Source code of charts
START

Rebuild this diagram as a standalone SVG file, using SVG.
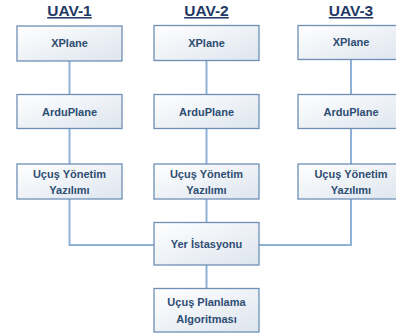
<svg xmlns="http://www.w3.org/2000/svg" width="396" height="335" viewBox="0 0 396 335">
<defs>
<linearGradient id="g" x1="0" y1="0" x2="1" y2="1">
<stop offset="0" stop-color="#ffffff"/>
<stop offset="1" stop-color="#dde5ee"/>
</linearGradient>
<style>
.box{fill:url(#g);stroke:#6f8fb5;stroke-width:1.3}
.t{font-family:"Liberation Sans",Arial,sans-serif;font-weight:bold;font-size:11px;fill:#2e4d73;text-anchor:middle}
.h{font-family:"Liberation Sans",Arial,sans-serif;font-weight:bold;font-size:15.5px;fill:#1f3864;text-anchor:middle;text-decoration:underline}
.c{stroke:#8eb1d8;stroke-width:2;fill:none}
</style>
</defs>
<rect width="396" height="335" fill="#ffffff"/>
<g id="connectors">
<path class="c" d="M69.5 61V94M69.5 128V164M69.5 199V245H154"/>
<path class="c" d="M206.5 60V95M206.5 129V164M206.5 199V222M206.5 265V288"/>
<path class="c" d="M351 59V94M351 128V164M351 199V245H259"/>
</g>
<g id="title1"><text class="h" x="69.5" y="16">UAV-1</text></g>
<g id="title2"><text class="h" x="206.5" y="16">UAV-2</text></g>
<g id="title3"><text class="h" x="351" y="16">UAV-3</text></g>
<g id="xplane1"><rect class="box" x="17" y="26" width="105" height="35"/><text class="t" x="69.5" y="47">XPlane</text></g>
<g id="xplane2"><rect class="box" x="154" y="25.5" width="105" height="35"/><text class="t" x="206.5" y="47">XPlane</text></g>
<g id="xplane3"><rect class="box" x="298" y="25.5" width="106" height="34"/><text class="t" x="351" y="46">XPlane</text></g>
<g id="ardu1"><rect class="box" x="17" y="94.5" width="105" height="34"/><text class="t" x="69.5" y="115.5">ArduPlane</text></g>
<g id="ardu2"><rect class="box" x="154" y="94.5" width="105" height="34"/><text class="t" x="206.5" y="115.5">ArduPlane</text></g>
<g id="ardu3"><rect class="box" x="298" y="94.5" width="106" height="34"/><text class="t" x="351" y="115.5">ArduPlane</text></g>
<g id="ucus1"><rect class="box" x="17" y="164" width="105" height="35"/><text class="t" x="69.5" y="177.5">Uçuş Yönetim</text><text class="t" x="69.5" y="194">Yazılımı</text></g>
<g id="ucus2"><rect class="box" x="154" y="164" width="105" height="35"/><text class="t" x="206.5" y="177.5">Uçuş Yönetim</text><text class="t" x="206.5" y="194">Yazılımı</text></g>
<g id="ucus3"><rect class="box" x="298" y="164" width="106" height="35"/><text class="t" x="351" y="177.5">Uçuş Yönetim</text><text class="t" x="351" y="194">Yazılımı</text></g>
<g id="yer"><rect class="box" x="154" y="222.5" width="105" height="42.5"/><text class="t" x="206.5" y="247.5">Yer İstasyonu</text></g>
<g id="planlama"><rect class="box" x="154" y="288.5" width="105" height="43.5"/><text class="t" x="206.5" y="306">Uçuş Planlama</text><text class="t" x="206.5" y="322.5">Algoritması</text></g>
</svg>
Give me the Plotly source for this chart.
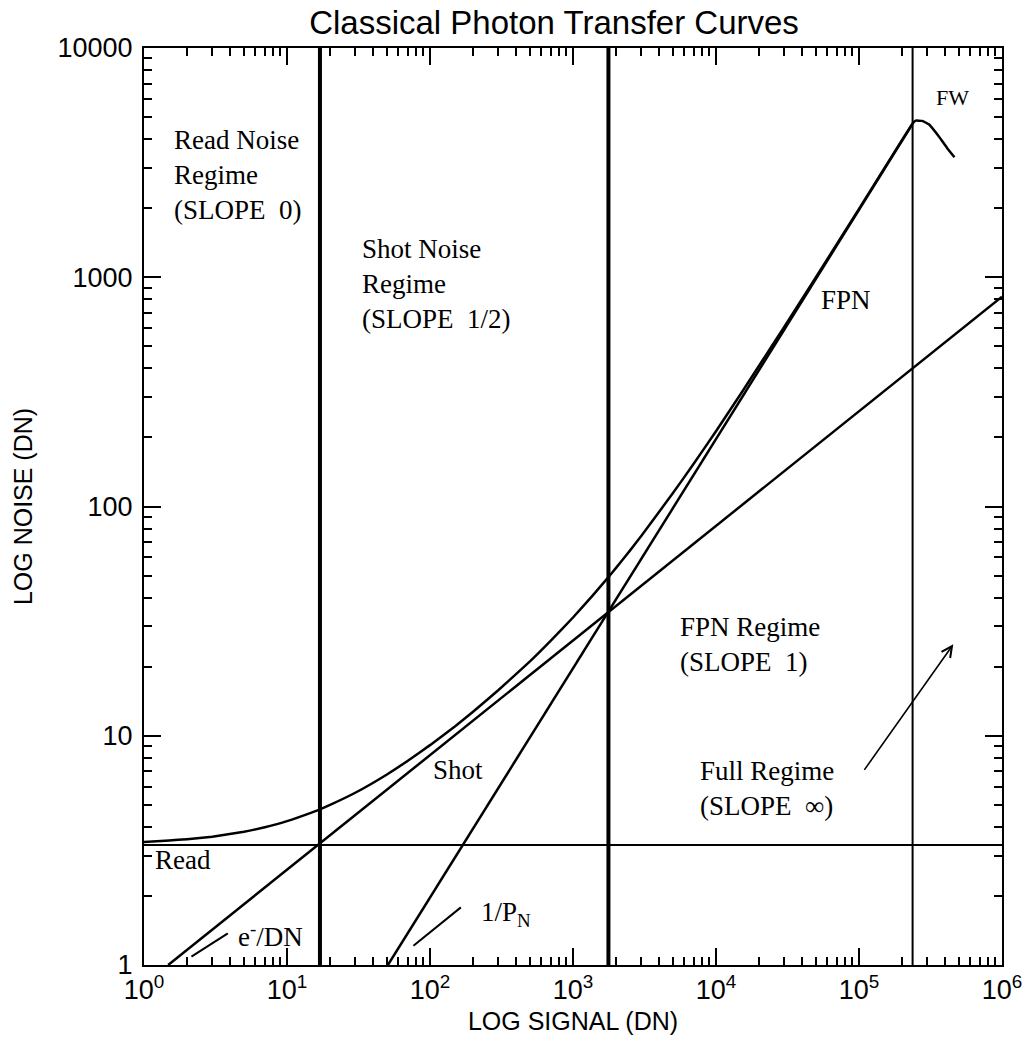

END

Stated exercise
Every line of the data above should be quoted exactly. Omit the pictures.

Task answer
Rebuild this diagram as a standalone SVG file, using SVG.
<svg xmlns="http://www.w3.org/2000/svg" width="396" height="335" viewBox="0 0 396 335">
<defs>
<linearGradient id="g" x1="0" y1="0" x2="1" y2="1">
<stop offset="0" stop-color="#ffffff"/>
<stop offset="1" stop-color="#dde5ee"/>
</linearGradient>
<style>
.box{fill:url(#g);stroke:#6f8fb5;stroke-width:1.3}
.t{font-family:"Liberation Sans",Arial,sans-serif;font-weight:bold;font-size:11px;fill:#2e4d73;text-anchor:middle}
.h{font-family:"Liberation Sans",Arial,sans-serif;font-weight:bold;font-size:15.5px;fill:#1f3864;text-anchor:middle;text-decoration:underline}
.c{stroke:#8eb1d8;stroke-width:2;fill:none}
</style>
</defs>
<rect width="396" height="335" fill="#ffffff"/>
<g id="connectors">
<path class="c" d="M69.5 61V94M69.5 128V164M69.5 199V245H154"/>
<path class="c" d="M206.5 60V95M206.5 129V164M206.5 199V222M206.5 265V288"/>
<path class="c" d="M351 59V94M351 128V164M351 199V245H259"/>
</g>
<g id="title1"><text class="h" x="69.5" y="16">UAV-1</text></g>
<g id="title2"><text class="h" x="206.5" y="16">UAV-2</text></g>
<g id="title3"><text class="h" x="351" y="16">UAV-3</text></g>
<g id="xplane1"><rect class="box" x="17" y="26" width="105" height="35"/><text class="t" x="69.5" y="47">XPlane</text></g>
<g id="xplane2"><rect class="box" x="154" y="25.5" width="105" height="35"/><text class="t" x="206.5" y="47">XPlane</text></g>
<g id="xplane3"><rect class="box" x="298" y="25.5" width="106" height="34"/><text class="t" x="351" y="46">XPlane</text></g>
<g id="ardu1"><rect class="box" x="17" y="94.5" width="105" height="34"/><text class="t" x="69.5" y="115.5">ArduPlane</text></g>
<g id="ardu2"><rect class="box" x="154" y="94.5" width="105" height="34"/><text class="t" x="206.5" y="115.5">ArduPlane</text></g>
<g id="ardu3"><rect class="box" x="298" y="94.5" width="106" height="34"/><text class="t" x="351" y="115.5">ArduPlane</text></g>
<g id="ucus1"><rect class="box" x="17" y="164" width="105" height="35"/><text class="t" x="69.5" y="177.5">Uçuş Yönetim</text><text class="t" x="69.5" y="194">Yazılımı</text></g>
<g id="ucus2"><rect class="box" x="154" y="164" width="105" height="35"/><text class="t" x="206.5" y="177.5">Uçuş Yönetim</text><text class="t" x="206.5" y="194">Yazılımı</text></g>
<g id="ucus3"><rect class="box" x="298" y="164" width="106" height="35"/><text class="t" x="351" y="177.5">Uçuş Yönetim</text><text class="t" x="351" y="194">Yazılımı</text></g>
<g id="yer"><rect class="box" x="154" y="222.5" width="105" height="42.5"/><text class="t" x="206.5" y="247.5">Yer İstasyonu</text></g>
<g id="planlama"><rect class="box" x="154" y="288.5" width="105" height="43.5"/><text class="t" x="206.5" y="306">Uçuş Planlama</text><text class="t" x="206.5" y="322.5">Algoritması</text></g>
</svg>
Give me the Plotly source for this chart.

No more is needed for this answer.